Sacha Baron Cohen blames Twitter for getting Trump elected, and yeah, duh
Sacha Baron Cohen is a man who always has something to say about something, even if he usually does it under pounds of prosthetics and a phony accent, but now he’s using his real face (as far as we can tell) to drop a hot take that is actually pretty lukewarm. Speaking with Don Cheadle as part of Variety’s Actors On Actors series, Baron Cohen explained that he thinks we can pin a lot of the blame for Donald Trump winning the presidency on Twitter, and the reason CEO Jack Dorsey has failed to do much about Trump’s emboldening of “white supremacists and racists” on the platform is that he doesn’t want to upset the guy who is “actually the biggest celebrity endorser of his company.” (Try not to hurt yourself while picking your jaw off the floor.)
So yeah, it’s not exactly a controversial statement to say that Twitter helped spread Trump’s message to more people than a few racist TV ads would’ve, and Twitter has a long history of refusing to do anything about its worst users (though that trend has shifted a bit in the past). Also, Twitter has said on multiple occasions that it will not ever ban Donald Trump, either because his Tweets have a level of “newsworthiness” or specifically because he is a world leader. Of course, just because it should be obvious to us by now that Twitter is bad and that the people who run Twitter are bad doesn’t mean it’s not worth saying, and Baron Cohen does make some other points in his chat with Cheadle.

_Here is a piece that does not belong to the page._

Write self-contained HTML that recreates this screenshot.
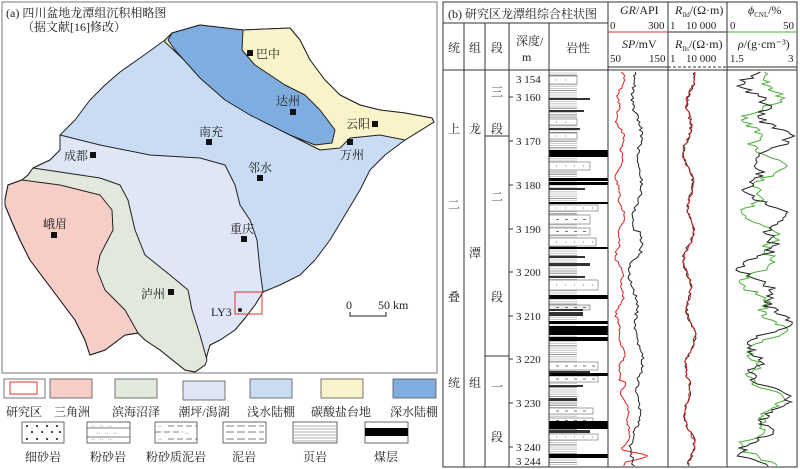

For instance, Baron Cohen says that he believes we’re at a “dangerous” point in society because “democracy is being disintegrated.” He notes that a lot of people grew up with “the idea that society is getting better,” where “people are equal despite their differences,” but now it seems like that’s no longer the case. He says that’s one of the reasons he made Who Is America?, because he wanted to push the people he interviewed right the edge “where just before a punch or a gun is pulled out.” Baron Cohen says that’s where “people’s real thoughts are and real beliefs are,” and he wanted to get people to say and do things that “you’ve never seen on television before.”